Heteroaryl Backbone Strategy in Bisphosphine Monoxide Palladium-Catalyzed Ethylene Polymerization and Copolymerization with Polar Monomers

The backbone structure of ligand is of critical importance to modulate the selectivity and the reactivity of catalyst. In this contribution, heteroaryl backbone (benzo)thiophene was for the first time installed on bisphosphine-monoxide (PO) ligands. Corresponding palladium complexes {κ2-2-P(2-OMe-Ph)2-3-P(O)(Ph)2-4–Br-C4HS}PdMeCl (2a) and {κ2-2-PR1R2-3-P(O)(Ph)2-C8H4S}PdMeCl {2b: R1 = R2 = 2-OMe-Ph; 2c: R1 = R2 = Cy; 2d: R1 = Ph, R2 = 2-(2′,6′-(OMe)2C6H3)-C6H4} and the compared phenylene-linked palladium complex {κ2-1-P(2-OMe-Ph)2-2-P(O)(Ph)2-C6H4}PdMeCl (2e) were synthesized and fully characterized by 1H, 13C, 31P, and 2D-NMR spectroscopy, elemental analysis, and single-crystal X-ray diffraction (2a, 2b, and 2d). In the presence of Na+B[3,5-(CF3)2C6H3]4– (NaBArF4), these complexes showed high activities (up to 10 000 kg mol–1 h–1) for ethylene polymerization that are comparable to the prototype phenylene-linked BPMO-Pd catalysts, producing moderate to high molecular weight (Mn up to 90 kDa) linear polyethylenes.
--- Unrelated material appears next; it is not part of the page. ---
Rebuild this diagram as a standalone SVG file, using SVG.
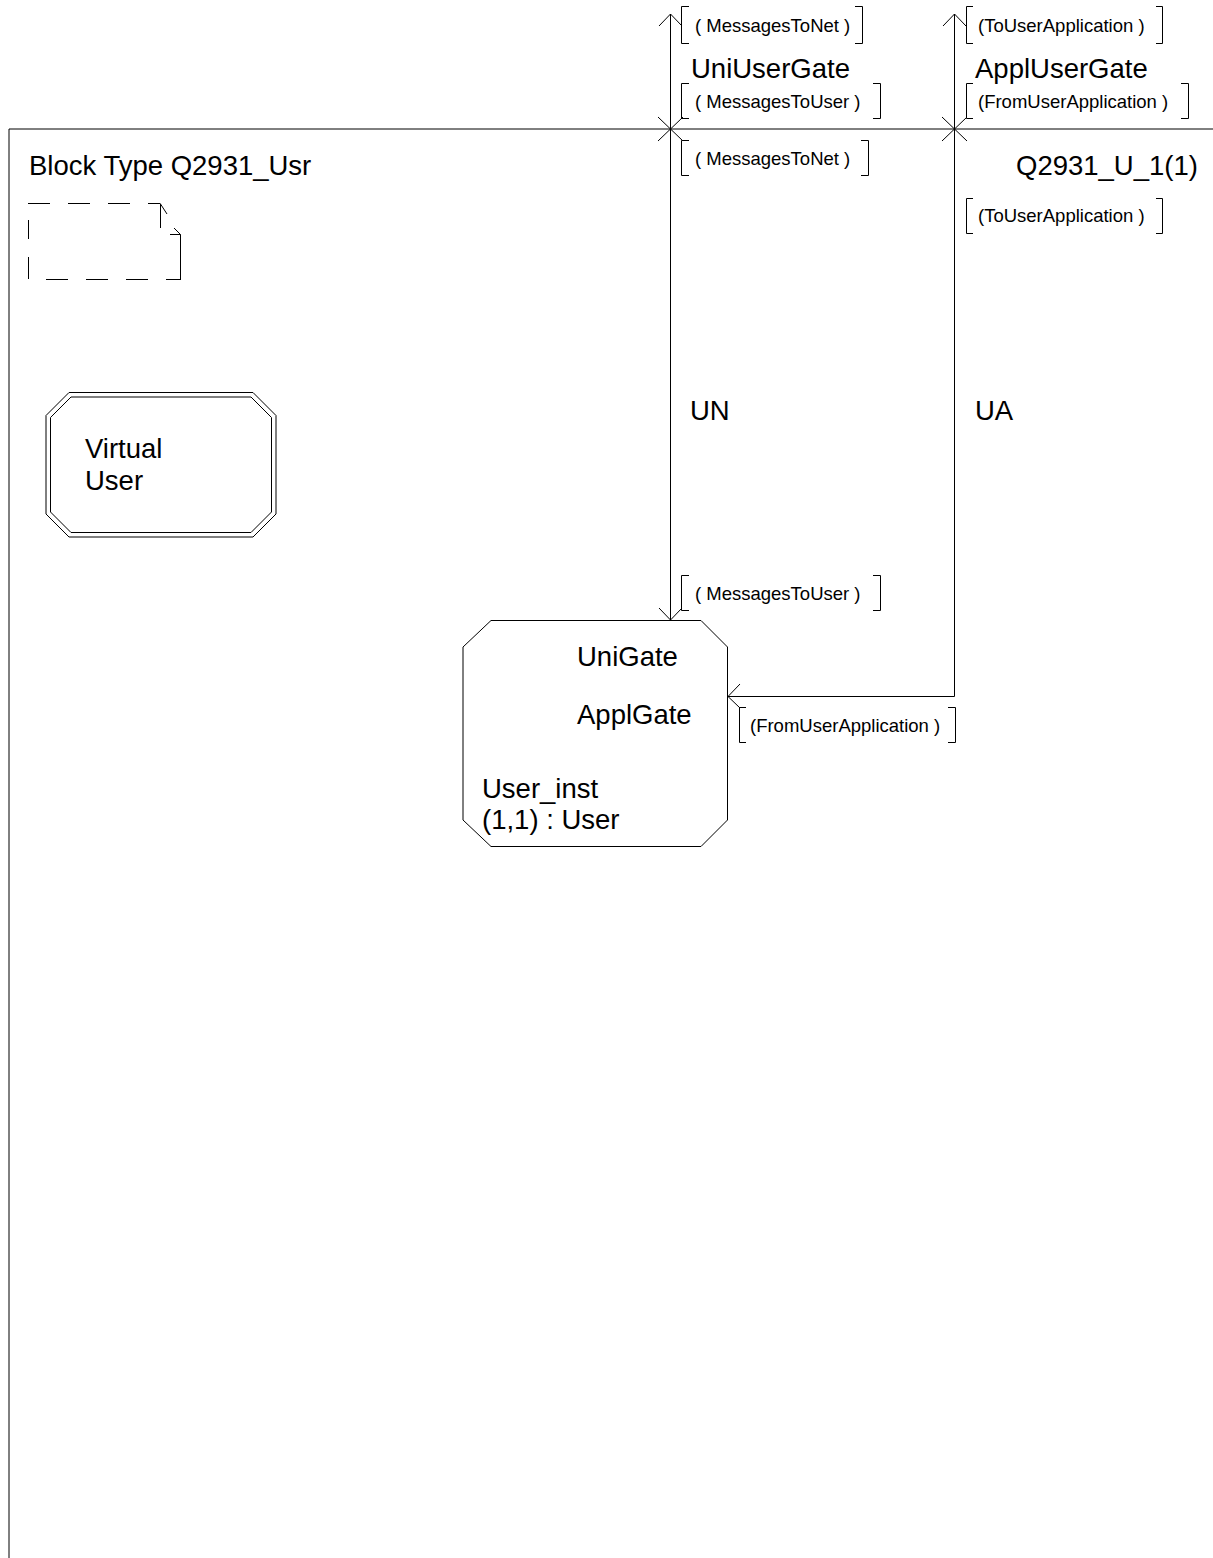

These catalysts also copolymerized ethylene with various commercially available polar monomers, such as acrylates, acrylic acid, and vinyl butyl ether, to give linear functionalized polyethylenes with reasonable catalytic activities and moderate copolymer molecular weights and comonomer incorporations. This work provides new ligand backbones that span donor fragments, and points to new opportunities in catalyst designing for olefin (co)polymerization.